Bonding Properties of Package-on-Package Stack Interconnection Using by 150 ㎛ Height Copper Posts

Abstract

In this study, we used copper (Cu) posts, plated to a height of 150 μm, as interconnections to form electrodes between different package layers. The upper layer consisted of a chip-scale package (CSP), while the lower layer was made up of a flip chip-chip scale package (FCCSP). We plated a Cu post on the side of FCCSP substrate, and produced the FCCSP package by thermo-compression (TC) bonding with copper pillar solder bumps on the center of substrate. The surface of the bottom electrode for the upper CSP received a surface finish of electroless nickel, electroless palladium, and immersion gold (ENEPIG).

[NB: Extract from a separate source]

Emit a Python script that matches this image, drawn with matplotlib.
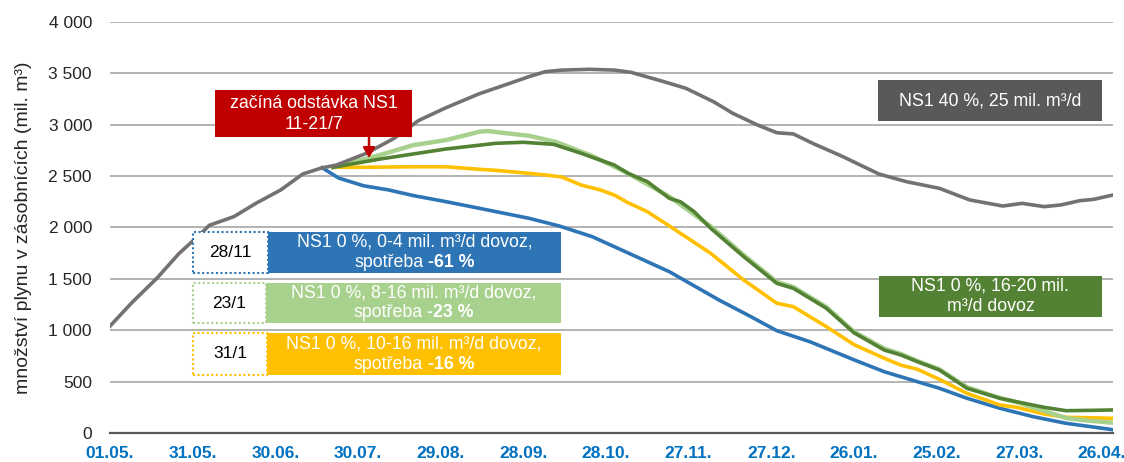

The bonding surface of the lower FCCSP was the bare Cu surface of the epoxy-molded Cu post. The PoP joining process used a vacuum reflow process with solder paste and solder balls. To understand the package joint's characteristics, we measured voids and shear strength, and analyzed the cross-sectional microstructure. The temperature profile used in the PoP joining process demonstrated optimal joint characteristics with a joint void content of 2.3% and a joint strength of approximately 44 MPa when formic acid was utilized and the activation preheating time was extended. Cross-sectional warpage analysis of the PoP package revealed a minimal difference of approximately 31 μm between the center and the ends. This study successfully developed a stacked package with a PoP structure using Cu Post, and the bonding process was optimized to minimize warpage in the PoP package.